The proponents of yoga try to make the practice impersonal and decouple it from questions of God, in an attempt to separate it from conventional “religion”. And yet, it is precisely that separation that leads to a variety of misconceptions about kundalini: (1) that it is a “spiritual” power when it is, in fact, material energy, (2) that it is “our” power when it is actually God’s power, (3) that by awakening this energy we become God when this awakening only gives us new ways to serve God, and (4) that when we understand how kundalini is God’s power and used to serve Him, the material energy becomes spiritual. Therefore, “material” means separated from God, and “spiritual” means attached to God. In a separated state, the energy appears and disappears, which means that we remember and forget its existence. In the conjoined state, remembrance is eternal, and therefore our power is also eternal. But it is still God’s power use to serve Him.

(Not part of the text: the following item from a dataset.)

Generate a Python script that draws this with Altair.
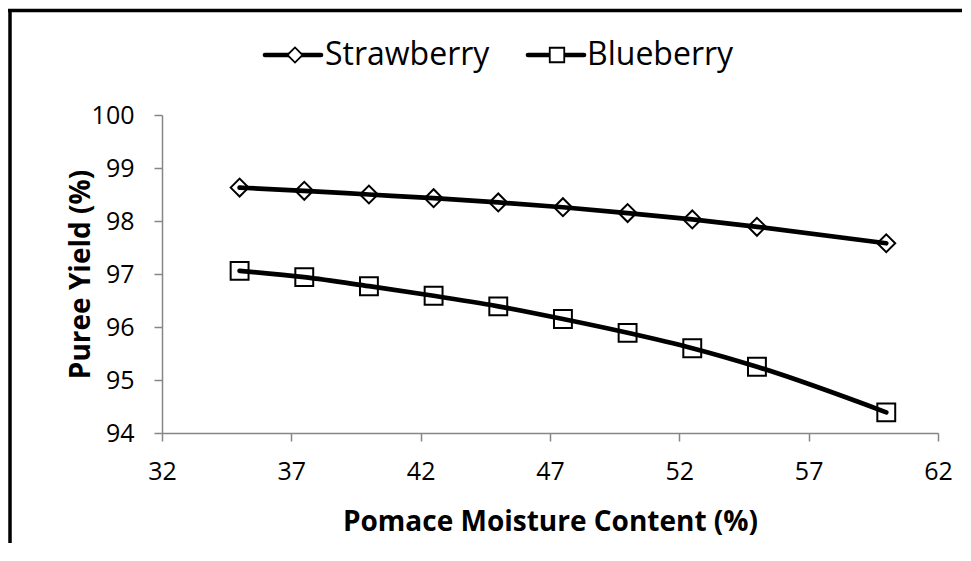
import altair as alt
import pandas as pd

# ---- data ----
moisture = [35, 37.5, 40, 42.5, 45, 47.5, 50, 52.5, 55, 60]
strawberry = [98.63, 98.57, 98.50, 98.43, 98.35, 98.26, 98.15, 98.03, 97.89, 97.58]
blueberry = [97.06, 96.94, 96.77, 96.59, 96.39, 96.15, 95.89, 95.60, 95.25, 94.39]
series_names = ["Strawberry", "Blueberry"]
x_ticks = [32, 37, 42, 47, 52, 57, 62]
y_ticks = [94, 95, 96, 97, 98, 99, 100]

rows = []
for name, vals in zip(series_names, [strawberry, blueberry]):
    for m, v in zip(moisture, vals):
        rows.append({"series": name, "moisture": m, "yield": v})
df = pd.DataFrame(rows)

FONT = "Open Sans"
W, H = 776, 318
LEFT, TOP = 162, 115  # page position of plot origin

shape_scale = alt.Scale(domain=series_names, range=["diamond", "square"])
size_scale = alt.Scale(domain=series_names, range=[320, 320])

x_enc = alt.X(
    "moisture:Q",
    scale=alt.Scale(domain=[32, 62], nice=False, zero=False),
    axis=alt.Axis(
        values=x_ticks, title="Pomace Moisture Content (%)",
        labelPadding=18, labelFlush=False, titleX=388, titleY=89,
        titleBaseline="middle", titleAlign="center",
    ),
)
y_enc = alt.Y(
    "yield:Q",
    scale=alt.Scale(domain=[94, 100], nice=False, zero=False),
    axis=alt.Axis(
        values=y_ticks, title="Puree Yield (%)", labelPadding=20,
        labelFlush=False,
        titleX=-81, titleY=159, titleAngle=270, titleBaseline="middle",
        titleAlign="center",
    ),
)

points = alt.Chart(df).mark_point(
    fill="white", fillOpacity=1, stroke="black", strokeWidth=2, opacity=1
).encode(
    x=x_enc, y=y_enc,
    shape=alt.Shape("series:N", scale=shape_scale, legend=None),
    size=alt.Size("series:N", scale=size_scale, legend=None),
)

lines = alt.Chart(df).mark_line(
    color="black", strokeWidth=4.7, interpolate="monotone", strokeCap="round"
).encode(x="moisture:Q", y="yield:Q", detail="series:N")

# ---- manual legend (line + marker + label) ----
legend_layers = []
leg_pos = {
    "Strawberry": dict(x1=265, x2=321, mx=295, tx=325, size=230),
    "Blueberry": dict(x1=528, x2=584, mx=557, tx=587, size=210),
}
LEG_Y = 55
for name in series_names:
    p = leg_pos[name]
    d = pd.DataFrame({"series": [name]})
    legend_layers.append(
        alt.Chart(d).mark_rule(color="black", strokeWidth=4.7, strokeCap="round").encode(
            x=alt.value(p["x1"] - LEFT), x2=alt.value(p["x2"] - LEFT), y=alt.value(LEG_Y - TOP)
        )
    )
    legend_layers.append(
        alt.Chart(d).mark_point(
            fill="white", fillOpacity=1, stroke="black", strokeWidth=1.8, opacity=1,
            shape="diamond" if name == "Strawberry" else "square", size=p["size"],
        ).encode(x=alt.value(p["mx"] - LEFT), y=alt.value(LEG_Y - TOP))
    )
    legend_layers.append(
        alt.Chart(d).mark_text(
            align="left", baseline="alphabetic", font=FONT, fontSize=32, color="black"
        ).encode(x=alt.value(p["tx"] - LEFT), y=alt.value(65 - TOP), text="series:N")
    )

# ---- outer frame (left and top edges) ----
frame_df = pd.DataFrame({"k": [0]})
frame_left = alt.Chart(frame_df).mark_rule(color="black", strokeWidth=3.5).encode(
    x=alt.value(10 - LEFT), y=alt.value(9 - TOP), y2=alt.value(600)
)
frame_top = alt.Chart(frame_df).mark_rule(color="black", strokeWidth=3.5).encode(
    x=alt.value(8 - LEFT), x2=alt.value(980 - LEFT), y=alt.value(10.5 - TOP)
)

chart = alt.layer(
    points, lines, *legend_layers, frame_left, frame_top
).properties(
    width=W, height=H,
    padding={"left": LEFT - 8, "top": TOP - 8, "right": 24, "bottom": 110},
    autosize=alt.AutoSizeParams(type="none"),
    background="white",
).configure_view(stroke=None).configure_axis(
    grid=False,
    domainColor="#868686", domainWidth=1.5,
    tickColor="#868686", tickWidth=1.5, tickSize=8,
    labelFont=FONT, labelFontSize=25, labelColor="black",
    titleFont=FONT, titleFontSize=28, titleFontWeight="bold", titleColor="black",
)

chart.save("out.html", embed_options={"renderer": "svg", "actions": False})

This ability to use God’s energy for God’s service is called yoga and yajña. The process of yoga is symbolized in the act of offering a river’s water into the river. The idea is that everything is God’s energy, and therefore we cannot offer to God anything other than His own creation. In so doing, we are not giving God that which He did not already own. However, in the act of offering God’s creation back to Him, we renounce our sense of proprietorship and acknowledge God’s ownership. That is real yoga.